> **Problem statement**:
It is required that the lines from the top of the listing through the line with "const labelDistance = [8, 17];" be reproduced exactly, excluding pictures.

--- start of Record set ---

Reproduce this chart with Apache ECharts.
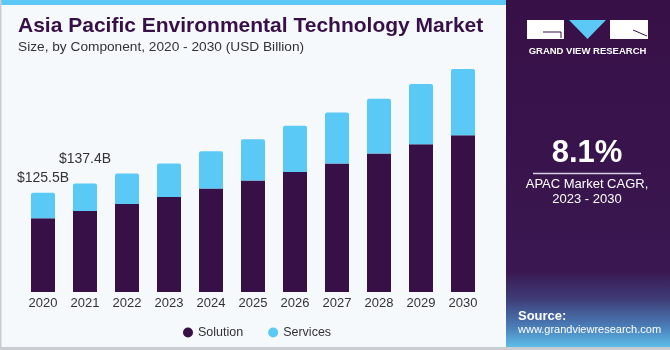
<!DOCTYPE html>
<html><head><meta charset="utf-8">
<script src="https://cdn.jsdelivr.net/npm/echarts@6/dist/echarts.min.js"></script>
<style>html,body{margin:0;padding:0;background:#f5f9fc}#c{width:670px;height:350px}</style>
</head><body><div id="c"></div>
<script>
const years = ['2020','2021','2022','2023','2024','2025','2026','2027','2028','2029','2030'];
const solution = [93.4, 102.6, 111.5, 120.4, 130.9, 141.0, 152.0, 162.6, 175.2, 187.1, 198.5];
const services = [32.1, 34.8, 38.4, 42.2, 47.4, 52.5, 58.3, 64.6, 69.3, 76.1, 83.7];
const totalLabels = ['$125.5B', '$137.4B'];
const labelDistance = [8, 17];

const chart = echarts.init(document.getElementById('c'));
const servicesData = services.map((v, i) => {
  if (i < totalLabels.length) {
    return { value: v, label: { show: true, position: 'top', distance: labelDistance[i], formatter: totalLabels[i], fontSize: 14, color: '#333', fontFamily: 'Liberation Sans' } };
  }
  return v;
});

chart.setOption({
  backgroundColor: '#f5f9fc',
  animation: false,
  textStyle: { fontFamily: 'Liberation Sans' },
  grid: { left: 22, right: 186, top: 55, bottom: 58 },
  xAxis: {
    type: 'category', data: years,
    axisLine: { show: false }, axisTick: { show: false },
    axisLabel: { fontSize: 13, color: '#333', margin: 5 }
  },
  yAxis: { type: 'value', min: 0, max: 300, show: false, splitLine: { show: false } },
  legend: {
    left: 178, top: 321, icon: 'circle', itemWidth: 10, itemHeight: 10, itemGap: 25,
    textStyle: { fontSize: 12.5, color: '#333' },
    data: ['Solution', 'Services']
  },
  series: [
    { name: 'Solution', type: 'bar', stack: 't', barWidth: 24, data: solution, itemStyle: { color: '#371047' } },
    { name: 'Services', type: 'bar', stack: 't', barWidth: 24, data: servicesData, itemStyle: { color: '#5bc9f6', borderRadius: [2, 2, 0, 0] } }
  ],
  graphic: [
    { type: 'rect', shape: { x: 0, y: 0, width: 506, height: 5 }, style: { fill: '#5bc8f5' }, silent: true },
    { type: 'rect', shape: { x: 0, y: 0, width: 1.5, height: 350 }, style: { fill: '#c9cdd2' }, silent: true },
    { type: 'rect', shape: { x: 0, y: 347, width: 670, height: 3 }, style: { fill: '#c9cdd2' }, silent: true },
    { type: 'rect', shape: { x: 506, y: 0, width: 164, height: 347 }, silent: true,
      style: { fill: new echarts.graphic.LinearGradient(0, 0, 0, 1, [
        { offset: 0, color: '#371047' }, { offset: 0.78, color: '#3a1750' },
        { offset: 0.86, color: '#3e3b76' }, { offset: 0.94, color: '#4a7cb6' }, { offset: 1, color: '#5cbcea' }]) } },
    { type: 'text', left: 18, top: 16, style: { text: 'Asia Pacific Environmental Technology Market', font: 'bold 21px "Liberation Sans"', fill: '#371047' } },
    { type: 'text', left: 18, top: 40, style: { text: 'Size, by Component, 2020 - 2030 (USD Billion)', font: '13.7px "Liberation Sans"', fill: '#333' } },
    // logo
    { type: 'rect', shape: { x: 527, y: 20, width: 37, height: 19 }, style: { fill: '#fff' }, silent: true },
    { type: 'polyline', shape: { points: [[543, 32], [561, 32], [561, 38]] }, style: { stroke: '#371047', lineWidth: 1, fill: null }, silent: true },
    { type: 'polygon', shape: { points: [[569, 20], [606, 20], [587.5, 39]] }, style: { fill: '#5bc8f5' }, silent: true },
    { type: 'rect', shape: { x: 610, y: 20, width: 38, height: 19 }, style: { fill: '#fff' }, silent: true },
    { type: 'line', shape: { x1: 633, y1: 30, x2: 647, y2: 36 }, style: { stroke: '#371047', lineWidth: 1 }, silent: true },
    { type: 'text', x: 587.5, y: 51, style: { text: 'GRAND VIEW RESEARCH', font: 'bold 9.5px "Liberation Sans"', fill: '#fff', align: 'center', verticalAlign: 'middle' } },
    // CAGR
    { type: 'text', x: 587, y: 153, style: { text: '8.1%', font: 'bold 31px "Liberation Sans"', fill: '#fff', align: 'center', verticalAlign: 'middle' } },
    { type: 'line', shape: { x1: 533, y1: 173.5, x2: 641, y2: 173.5 }, style: { stroke: '#d8d0e0', lineWidth: 1.5 }, silent: true },
    { type: 'text', x: 587, y: 184.5, style: { text: 'APAC Market CAGR,', font: '13px "Liberation Sans"', fill: '#fff', align: 'center', verticalAlign: 'middle' } },
    { type: 'text', x: 587, y: 199.5, style: { text: '2023 - 2030', font: '13px "Liberation Sans"', fill: '#fff', align: 'center', verticalAlign: 'middle' } },
    // source
    { type: 'text', x: 518, y: 316, style: { text: 'Source:', font: 'bold 13px "Liberation Sans"', fill: '#fff', verticalAlign: 'middle' } },
    { type: 'text', x: 518, y: 330, style: { text: 'www.grandviewresearch.com', font: '11px "Liberation Sans"', fill: '#fff', verticalAlign: 'middle' } }
  ]
});
</script></body></html>
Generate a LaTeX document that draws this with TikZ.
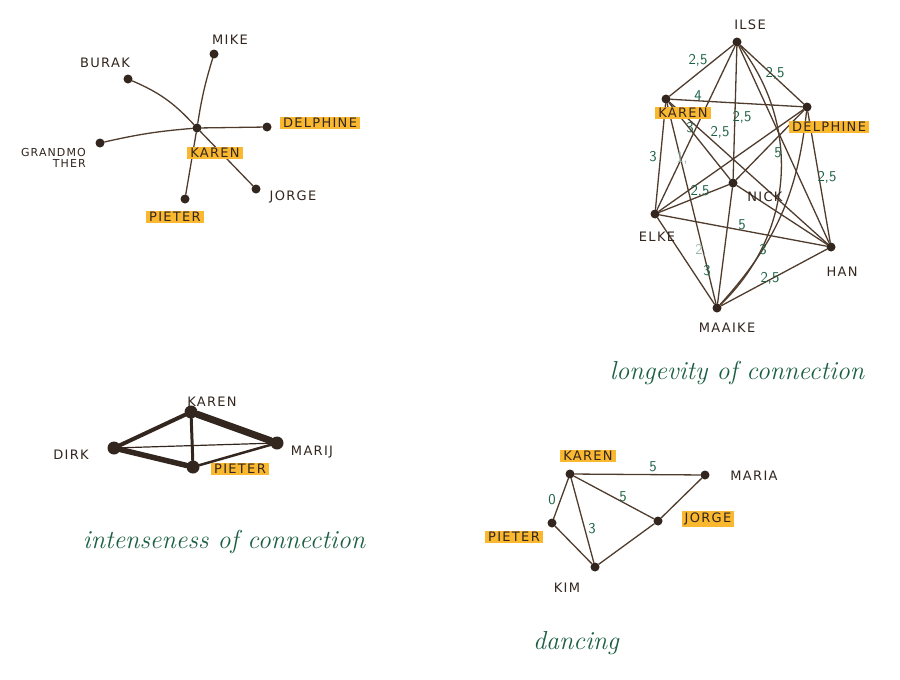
\documentclass[tikz,border=0pt]{standalone}
\usepackage{fontspec}
\usepackage{xcolor}
\usepackage{tikz}
\newfontfamily\namefont[LetterSpace=10]{DejaVu Sans}
\definecolor{ink}{RGB}{50,38,30}
\definecolor{penbrown}{RGB}{80,60,45}
\definecolor{inkgreen}{RGB}{28,96,68}
\definecolor{marker}{RGB}{250,184,48}

\begin{document}
\begin{tikzpicture}[x = 1pt, y = -1pt,
		dot/.style = {circle, fill = ink, inner sep = 0pt, minimum size = 9pt},
		bigdot/.style = {circle, fill = ink, inner sep = 0pt, minimum size = 13pt},
		person/.style = {text = ink, inner sep = 1pt, font = \namefont\fontsize{13}{14}\selectfont},
		hl/.style = {person, fill = marker, inner xsep = 3pt, inner ysep = 1.5pt},
		wt/.style = {text = inkgreen, inner sep = 0pt, font = \sffamily\fontsize{15}{16}\selectfont},
		faint/.style = {wt, text = inkgreen!45},
		title/.style = {text = inkgreen, font = \itshape\fontsize{26}{30}\selectfont},
		line/.style = {draw = penbrown, line width = 1.3pt, line cap = round},
		heavy/.style = {line, draw = ink}]
		\useasboundingbox[fill = white] (0,0) rectangle (900,680);

		% star around karen
		\node (k1) at (197,128) [dot] {};
		\node (mike) at (214,54) [dot] {};
		\node (burak) at (128,79) [dot] {};
		\node (delph1) at (267,127) [dot] {};
		\node (grand) at (100,143) [dot] {};
		\node (jorge1) at (256,189) [dot] {};
		\node (piet1) at (185,199) [dot] {};
		\draw[line] (burak) edge[bend left = 12] (k1);
		\draw[line] (mike) edge[bend right = 4] (k1);
		\draw[line] (k1) edge (delph1);
		\draw[line] (grand) edge[bend left = 4] (k1);
		\draw[line] (k1) edge (jorge1);
		\draw[line] (k1) edge (piet1);
		\node (k1l) at (215,153) [hl] {KAREN};
		\node (mikel) at (230,40) [person] {MIKE};
		\node (burakl) at (105,63) [person] {BURAK};
		\node (delph1l) at (320,123) [hl] {DELPHINE};
		\node (grandl) at (87,158) [person, anchor = east, align = right, font = \namefont\fontsize{11}{11}\selectfont] {GRANDMO\\THER};
		\node (jorge1l) at (293,197) [person] {JORGE};
		\node (piet1l) at (175,217) [hl] {PIETER};

		% longevity
		\node (ilse) at (737,42) [dot] {};
		\node (k2) at (666,99) [dot] {};
		\node (delph2) at (807,107) [dot] {};
		\node (nick) at (733,183) [dot] {};
		\node (elke) at (655,214) [dot] {};
		\node (han) at (831,247) [dot] {};
		\node (maaike) at (717,308) [dot] {};
		\draw[line] (ilse) edge (k2);
		\draw[line] (ilse) edge (delph2);
		\draw[line] (ilse) edge (nick);
		\draw[line] (ilse) edge (elke);
		\draw[line] (ilse) edge (han);
		\draw[line] (ilse) edge[bend left = 42] (maaike);
		\draw[line] (k2) edge (delph2);
		\draw[line] (k2) edge (nick);
		\draw[line] (k2) edge (elke);
		\draw[line] (k2) edge (han);
		\draw[line] (k2) edge (maaike);
		\draw[line] (delph2) edge (nick);
		\draw[line] (delph2) edge (elke);
		\draw[line] (delph2) edge (han);
		\draw[line] (delph2) edge[bend left = 18] (maaike);
		\draw[line] (nick) edge (elke);
		\draw[line] (nick) edge (han);
		\draw[line] (nick) edge (maaike);
		\draw[line] (elke) edge (han);
		\draw[line] (elke) edge (maaike);
		\draw[line] (han) edge (maaike);
		\node (ilsel) at (750,25) [person] {ILSE};
		\node (k2l) at (683,113) [hl] {KAREN};
		\node (delph2l) at (829,127) [hl] {DELPHINE};
		\node (nickl) at (765,197) [person] {NICK};
		\node (elkel) at (657,237) [person] {ELKE};
		\node (hanl) at (842,272) [person] {HAN};
		\node (maaikel) at (727,328) [person] {MAAIKE};
		\node (w1) at (698,60) [wt] {2,5};
		\node (w2) at (775,73) [wt] {2,5};
		\node (w3) at (698,96) [wt] {4};
		\node (w4) at (742,117) [wt] {2,5};
		\node (w5) at (690,128) [wt] {3};
		\node (w6) at (720,132) [wt] {2,5};
		\node (w7) at (778,153) [wt] {5};
		\node (w8) at (653,157) [wt] {3};
		\node (w9) at (682,158) [faint] {1,};
		\node (w10) at (827,177) [wt] {2,5};
		\node (w11) at (700,191) [wt] {2,5};
		\node (w12) at (742,225) [wt] {5};
		\node (w13) at (701,250) [faint] {2,};
		\node (w14) at (707,271) [wt] {3};
		\node (w15) at (763,250) [wt] {3};
		\node (w16) at (770,278) [wt] {2,5};
		\node (t1) at (737,373) [title] {longevity of connection};

		% intenseness
		\node (k3) at (191,412) [bigdot] {};
		\node (dirk) at (114,448) [bigdot] {};
		\node (marij) at (277,443) [bigdot] {};
		\node (piet3) at (193,467) [bigdot] {};
		\draw[heavy, line width = 7pt] (k3) edge (marij);
		\draw[heavy, line width = 5.5pt] (dirk) edge (piet3);
		\draw[heavy, line width = 4pt] (k3) edge (dirk);
		\draw[heavy, line width = 3pt] (k3) edge (piet3);
		\draw[heavy, line width = 2.5pt] (piet3) edge (marij);
		\draw[heavy, line width = 1.2pt] (dirk) edge (marij);
		\node (k3l) at (212,402) [person] {KAREN};
		\node (dirkl) at (71,455) [person] {DIRK};
		\node (marijl) at (312,452) [person] {MARIJ};
		\node (piet3l) at (240,469) [hl] {PIETER};
		\node (t2) at (224,542) [title] {intenseness of connection};

		% dancing
		\node (k4) at (570,474) [dot] {};
		\node (maria) at (705,475) [dot] {};
		\node (jorge2) at (658,521) [dot] {};
		\node (piet4) at (552,523) [dot] {};
		\node (kim) at (595,567) [dot] {};
		\draw[line] (k4) edge (maria);
		\draw[line] (k4) edge (jorge2);
		\draw[line] (k4) edge (piet4);
		\draw[line] (k4) edge (kim);
		\draw[line] (piet4) edge (kim);
		\draw[line] (kim) edge (jorge2);
		\draw[line] (jorge2) edge (maria);
		\node (k4l) at (588,456) [hl] {KAREN};
		\node (marial) at (754,476) [person] {MARIA};
		\node (jorge2l) at (708,519) [hl] {JORGE};
		\node (piet4l) at (514,537) [hl] {PIETER};
		\node (kiml) at (567,588) [person] {KIM};
		\node (d1) at (653,467) [wt] {5};
		\node (d2) at (623,497) [wt] {5};
		\node (d3) at (552,500) [wt] {0};
		\node (d4) at (592,529) [wt] {3};
		\node (t3) at (576,643) [title] {dancing};
\end{tikzpicture}
\end{document}
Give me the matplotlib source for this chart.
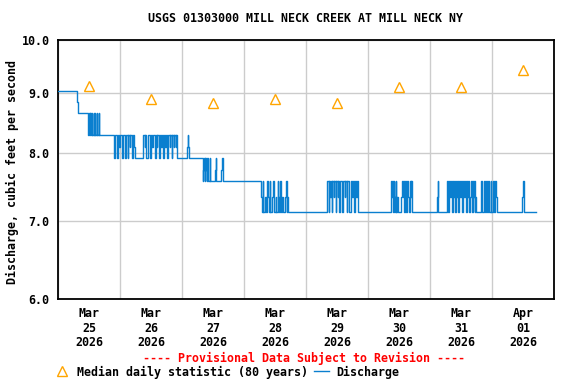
import numpy as np
import pandas as pd
import matplotlib
matplotlib.use("Agg")
import matplotlib.pyplot as plt
import matplotlib.dates as mdates
from matplotlib.lines import Line2D

plt.rcParams["font.family"] = ["DejaVu Sans Mono"]
plt.rcParams["font.weight"] = "bold"
plt.rcParams["font.size"] = 8.4

start = pd.Timestamp("2026-03-25 00:00")

# discharge (cfs): value holds from each time (hours since start) until the next one
q_hours = [
    0, 7.25, 7.75, 11.75, 12, 12.25, 12.5, 12.75, 13, 13.25, 13.75, 14, 14.25,
    14.5, 15, 15.25, 15.75, 16,
    21.5, 21.75, 22.25, 22.75, 23.25, 23.75, 24, 24.75, 25.25, 25.75, 26, 26.5,
    27, 27.25, 27.75, 28, 28.5, 29, 29.5, 29.75, 33, 33.5, 33.75, 34.25, 35,
    35.5, 36, 36.5, 36.75, 37.5, 37.75, 38.25, 38.5, 39, 39.5, 40, 40.25, 40.75,
    41, 41.5, 41.75, 42.25, 42.5, 43.25, 43.5, 44, 44.25, 44.75, 45, 45.5, 45.75,
    46, 50, 50.25, 50.5, 50.75,
    56, 56.25, 56.5, 56.75, 57, 57.25, 57.5, 57.75, 58, 58.75, 59, 60.75, 61,
    61.25, 63.25, 63.5, 63.75,
    78.75, 79, 79.25, 79.5, 80, 80.5, 81, 81.25, 81.5, 82, 82.25, 82.75, 83.25,
    83.5, 84.25, 84.5, 85, 85.25, 85.5, 86, 86.25, 86.75, 87.25, 88, 88.25,
    88.5, 88.75, 89,
    104, 104.25, 104.75, 105, 105.25, 105.5, 106, 106.25, 106.75, 107, 107.5,
    107.75, 108.25, 108.5, 108.75, 109.25, 109.75, 110, 110.5, 111, 111.25,
    111.75, 112, 112.5, 112.75, 113.25, 113.75, 114.25, 114.75, 115, 115.5,
    115.75, 116.25,
    129, 129.25, 129.5, 129.75, 130, 130.25, 130.5, 130.75, 131, 131.25, 131.5,
    132.75, 133, 133.5, 133.75, 134, 134.25, 134.5, 134.75,
    135.25, 135.5, 135.75, 136.25, 136.5, 136.75, 137,
    146.75, 147, 147.25,
    150.5, 150.75, 151, 151.25, 151.75, 152, 152.5, 152.75, 153, 153.25, 153.75,
    154, 154.5, 154.75, 155, 155.25, 155.75, 156, 156.5, 156.75, 157.25, 157.5,
    158, 158.25, 158.5, 158.75, 159.25, 159.5, 159.75, 160.25, 160.5, 160.75,
    161, 161.25, 161.5, 161.75,
    163.75, 164, 164.25, 164.75, 165.25, 165.5, 165.75, 166, 166.5, 166.75, 167,
    167.5, 167.75, 168.25, 168.5, 168.75, 169.25, 169.5, 169.75,
    179.75, 180, 180.25, 180.5, 185,
]
q_cfs = [
    9.04, 8.85, 8.66, 8.29, 8.66, 8.29, 8.66, 8.29, 8.66, 8.29, 8.66, 8.29, 8.66,
    8.29, 8.66, 8.29, 8.66, 8.29,
    8.10, 7.92, 8.29, 7.92, 8.29, 8.10, 8.29, 7.92, 8.29, 8.10, 7.92, 8.29,
    7.92, 8.29, 8.10, 8.29, 7.92, 8.29, 8.10, 7.92, 8.29, 8.10, 8.29, 7.92, 8.29,
    7.92, 8.29, 8.10, 8.29, 7.92, 8.29, 8.10, 8.29, 7.92, 8.29, 8.10, 8.29, 7.92,
    8.29, 8.10, 8.29, 7.92, 8.29, 8.10, 8.29, 7.92, 8.29, 8.10, 8.29, 8.10, 8.29,
    7.92, 8.10, 8.29, 8.10, 7.92,
    7.57, 7.74, 7.92, 7.57, 7.92, 7.74, 7.57, 7.92, 7.57, 7.92, 7.57, 7.74, 7.92,
    7.57, 7.74, 7.92, 7.57,
    7.33, 7.12, 7.57, 7.12, 7.33, 7.12, 7.57, 7.33, 7.12, 7.57, 7.12, 7.33, 7.57,
    7.12, 7.33, 7.12, 7.57, 7.33, 7.12, 7.57, 7.12, 7.33, 7.12, 7.33, 7.57,
    7.12, 7.33, 7.12,
    7.33, 7.57, 7.12, 7.57, 7.33, 7.57, 7.12, 7.57, 7.33, 7.57, 7.12,
    7.57, 7.33, 7.57, 7.12, 7.57, 7.33, 7.12, 7.57, 7.33, 7.57,
    7.12, 7.57, 7.33, 7.12, 7.57, 7.33, 7.57, 7.12, 7.57, 7.33,
    7.57, 7.12,
    7.57, 7.33, 7.57, 7.12, 7.57, 7.33, 7.12, 7.57, 7.12, 7.33, 7.12,
    7.33, 7.57, 7.33, 7.57, 7.12, 7.33, 7.57, 7.12,
    7.57, 7.33, 7.12, 7.57, 7.33, 7.57, 7.12,
    7.33, 7.57, 7.12,
    7.33, 7.57, 7.12, 7.57, 7.33, 7.57, 7.12, 7.57, 7.33, 7.57, 7.12, 7.57,
    7.33, 7.57, 7.12, 7.57, 7.33, 7.57, 7.12, 7.57, 7.33, 7.57, 7.12, 7.57,
    7.33, 7.57, 7.12, 7.33, 7.57, 7.12, 7.57, 7.33, 7.57, 7.12, 7.33, 7.12,
    7.57, 7.33, 7.12, 7.57, 7.12, 7.33, 7.57, 7.12, 7.57, 7.33, 7.12, 7.57,
    7.12, 7.33, 7.57, 7.12, 7.57, 7.33, 7.12,
    7.33, 7.57, 7.33, 7.12, 7.12,
]

# median daily statistic, plotted at noon of each day
median_days = ["2026-03-25", "2026-03-26", "2026-03-27", "2026-03-28",
               "2026-03-29", "2026-03-30", "2026-03-31", "2026-04-01"]
median_cfs = [9.13, 8.91, 8.83, 8.91, 8.83, 9.12, 9.12, 9.43]

y_ticks = [6.0, 7.0, 8.0, 9.0, 10.0]

q_time = start + pd.to_timedelta(q_hours, unit="h")
median_time = pd.to_datetime(median_days) + pd.Timedelta(hours=12)

fig = plt.figure(figsize=(5.76, 3.84), dpi=100)
ax = fig.add_axes([58 / 576, 1 - 299 / 384, 496 / 576, 259 / 384])

ax.step(q_time, q_cfs, where="post", color="#0a7fcf", lw=1.0, zorder=3)
ax.plot(median_time, median_cfs, linestyle="none", marker="^", ms=6.5,
        mfc="none", mec="#ffa500", mew=1.0, zorder=4)

ax.set_yscale("log")
ax.set_ylim(6, 10)
ax.set_yticks(y_ticks)
ax.set_yticklabels([f"{v:.1f}" for v in y_ticks])
ax.yaxis.set_minor_locator(matplotlib.ticker.NullLocator())

ax.set_xlim(start, start + pd.Timedelta(days=8))
ax.xaxis.set_major_locator(mdates.HourLocator(byhour=12))
ax.xaxis.set_major_formatter(mdates.DateFormatter("%b\n%d\n%Y"))
ax.xaxis.set_minor_locator(mdates.DayLocator())

ax.tick_params(axis="both", which="both", length=0)
ax.tick_params(axis="y", pad=6)
ax.tick_params(axis="x", pad=6)
for lab in ax.get_xticklabels():
    lab.set_linespacing(1.15)

ax.grid(True, axis="x", which="minor", color="#cccccc", lw=1.0)
ax.grid(True, axis="y", which="major", color="#cccccc", lw=1.0)
ax.grid(False, axis="x", which="major")
for s in ax.spines.values():
    s.set_linewidth(1.3)
    s.set_color("black")

fig.text(306 / 576, 1 - 19 / 384, "USGS 01303000 MILL NECK CREEK AT MILL NECK NY",
         ha="center", va="center")
fig.text(12 / 576, 1 - 172 / 384, "Discharge, cubic feet per second",
         rotation=90, ha="center", va="center")
fig.text(304 / 576, 1 - 358 / 384, "---- Provisional Data Subject to Revision ----",
         ha="center", va="center", color="red")

handles = [
    Line2D([], [], linestyle="none", marker="^", ms=6.5, mfc="none",
           mec="#ffa500", mew=1.0),
    Line2D([], [], color="#0a7fcf", lw=1.0),
]
fig.legend(handles, ["Median daily statistic (80 years)", "Discharge"],
           loc="center", bbox_to_anchor=(227 / 576, 1 - 372 / 384), ncol=2,
           frameon=False, handlelength=1.3, handletextpad=0.6,
           columnspacing=0.5, borderaxespad=0, borderpad=0)

fig.savefig("out.png", dpi=100)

--- end of Record set ---

> **Exercise answer**:
Reproduce this chart with Apache ECharts.
<!DOCTYPE html>
<html><head><meta charset="utf-8">
<script src="https://cdn.jsdelivr.net/npm/echarts@6/dist/echarts.min.js"></script>
<style>html,body{margin:0;padding:0;background:#f5f9fc}#c{width:670px;height:350px}</style>
</head><body><div id="c"></div>
<script>
const years = ['2020','2021','2022','2023','2024','2025','2026','2027','2028','2029','2030'];
const solution = [93.4, 102.6, 111.5, 120.4, 130.9, 141.0, 152.0, 162.6, 175.2, 187.1, 198.5];
const services = [32.1, 34.8, 38.4, 42.2, 47.4, 52.5, 58.3, 64.6, 69.3, 76.1, 83.7];
const totalLabels = ['$125.5B', '$137.4B'];
const labelDistance = [8, 17];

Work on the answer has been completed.